Well maybe I am coming across as slightly curmudgeonly (though thanks ufo) - if so it's not because I don't want Cooly G to do well, and it's not because I think badly of the people supporting her.
I guess because so much music crit hype machinery is centered around the auteur and the innovator who cuts across party lines, cooly g is just easier to make sound like an inviting proposition to people not heavily invested in the scene already. The fact that she's signed to Hyperdub obviously helps here (that's probably how the guardian reviewer became aware of the release in the first place) - and so does the fact that her music is often excellent.
(in a different but related way, L-Vis and Bok Bok are also easier to hype - in this regard being a liminal figure, far from causing one to fall through the cracks, actually becomes an effective marketing tool and selling point. And i should note that i like L-Vis and Bok Bok)
What results is the unfortunate combination of two otherwise innocent and even laudable things: media organs are profiling cooly g (without having profiled much if any other funky before - and i note she's also gotten praise in Fact Magazine and in the Observer), and they're praising her for being unique and pushing things forward.
Again, any media exposure and resulting sales Cooly G gets is all to the good. It'd be nice, though, to see any media discussions of funky that didn't immediately try to abstract away from what it is at its best, which is raw, exciting, populist but innovative dance music.
...About which there has been precious little discussion in media publications.

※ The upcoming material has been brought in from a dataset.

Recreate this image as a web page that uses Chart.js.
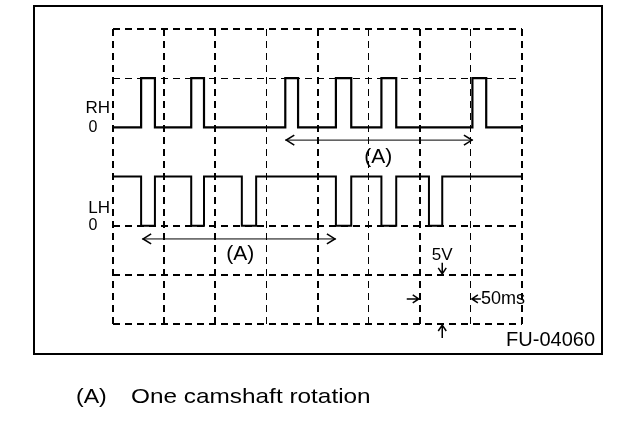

Anyways, a random sampling of things people say about Cooly G:
"Cooly G takes funky in new directions here by really stepping up the production values and making some really minimal forward thinking sounds all of her own."
"There is something really compelling about Cooly G’s take on funky, it strips away everything that I can find a bit annoying about the scene, which is the overly cheesey stuff with dance moves and just down right blatant rip offs of old house."
"Cooly G's productions exist in their own hinterland - abstract post-garage beats that slowly shuffle into life, and favour cut up vocal snippets to RnB ballads...Cooly G is possibly the dance producer to watch this year, not just for her own tracks but to see how Funky DJs incorporate her unique shuffling groove into their sets, what new styles could spawn from these records getting popular, and especially what hybrids could spawn if DJs from other genres - someone like TRG, for instance, you could see playing her - adopt her tunes as their own."
"When an artist gets signed to Kode 9's Hyperdub label, the world stands up and takes notice. But when a UK FUNKY artist gets signed to Hyperdub, the world's jaw hits the deck. Something groundbreaking has happened here, and Cooly G deserves every bit of credit she's getting right about now. Pushing a deep, dark, broken strain of funky house, nobody is catching her at the moment."